While many anglers troll baits and lures along weedlines, Capt. Abie Raymond has developed a novel, yet highly effective way to target the colorful, tasty fish this time of year.

He uses a fishing kite to deploy skirted ballyhoo along weedlines and across weed patches. To dolphin, the lure-ballyhoo combos look like flying fish, which are one of their favorite prey species, and they aggressively chase Raymond’s kite baits.

“They raise right up on them, they greyhound after them a lot of times,” says Raymond of how the dolphin go after his offerings, which “look very similar to a flying fish. The feather looks like a wing blowing out air and water and smoking. The back half of the ballyhoo and the body shape look very similar to a flying fish.”

Raymond’s Go Hard Fishing ( offers offshore and inshore charters out of Bill Bird Marina in Miami Beach, as well as trips in Miami-Dade County’s freshwater canals for peacock bass, largemouth bass and clown knifefish.

He was the longtime mate for the legendary Capt. Bouncer Smith, who has been a regular on the Nautical Ventures Weekly Fisherman radio show, which airs from 6-8 a.m. Saturday on WINZ 940-AM and live-streams on the Nautical Ventures Facebook page, since the show started 15 years ago in September of 2006.

Among the many things Raymond learned during his work with Smith is being open to trying new techniques. That’s how kite-fishing weedlines with skirted ballyhoo instead of trolling those same baits along weedlines became one of his go-to dolphin tactics.

Raymond “snakes up” a dead ballyhoo by wriggling it back and forth with his hands to break the entire spine, which gives the baitfish life-like movement when it’s in the water. He also breaks the tail to prevent the bait from spinning, squeezes out any fecal matter, and breaks off the bill with an upward snap.

He inserts a 7/0 Mustad 3407 triple-strength J hook through both lips and through the front of the bait’s skull to keep the hook in place, and slides a weighted skirt or feather – a Jet Head, Billy Bait or Sea Witch – on top of the ballyhoo. He uses the lures more for their weight than for the visual enhancement provided by their colorful Mylar skirts.

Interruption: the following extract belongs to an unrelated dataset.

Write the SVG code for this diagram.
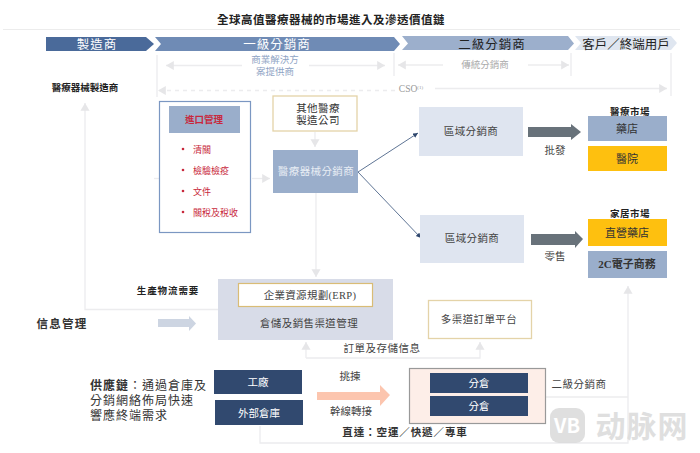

“The weight helps keep it down because you’re flying it from a kite,” Raymond explains. “If you have no lead and there’s a little bit of breeze, it makes the bait sail in the air.”

“I use a 1-ounce Mini Turbo Slammer for the long kite bait, which is about 100 feet behind the boat. The short kite bait is 50 feet behind the boat and I use a half-ounce feather because it doesn’t have as much line going up into the sky.”

The hook placement in the head instead of the belly, as in a trolling bait, is virtually weed-proof, especially positioned directly behind a skirt. That allows Raymond to spend much more time fishing.

“If you have to go through patchy grass, it doesn’t matter because your hook is out of the water,” says Raymond. “We’ll drag the baits right over it, and that’s what makes it advantageous. Sometimes you’re not in an organized weedline, you’re in a scattered grass situation. You don’t have to worry about constantly picking grass off your baits. So that’s really the beauty of it, because it saves you on those real frustrating days. You just need to make sure that your baits are in the water.

“We fly the kite on the clean side of the grass, which is almost always the east side, in South Florida, because of the easterly trade wind blowing against the weedline. The boat is about 100 to 150 feet away. The flying fish swim on the clean side of the grass and that’s where we drag the ballyhoo to mimic them. But even if you get the baits over the seaweed, it’s fine, skip the ballyhoo like a flying fish.”

Raymond fishes his kite baits on eight-foot, 60- to 80-pound leaders. He employs the heavy monofilament to prevent big dolphin or sailfish from fraying the line. The leader is attached with a spider hitch and a Yucatan knot to 20-pound braided main line on Penn 7500 Spinfisher reels and 7-foot, 20-pound-class Capt. Harry’s rods. The rigs not only catch dolphin and sailfish but also blackfin and skipjack tuna.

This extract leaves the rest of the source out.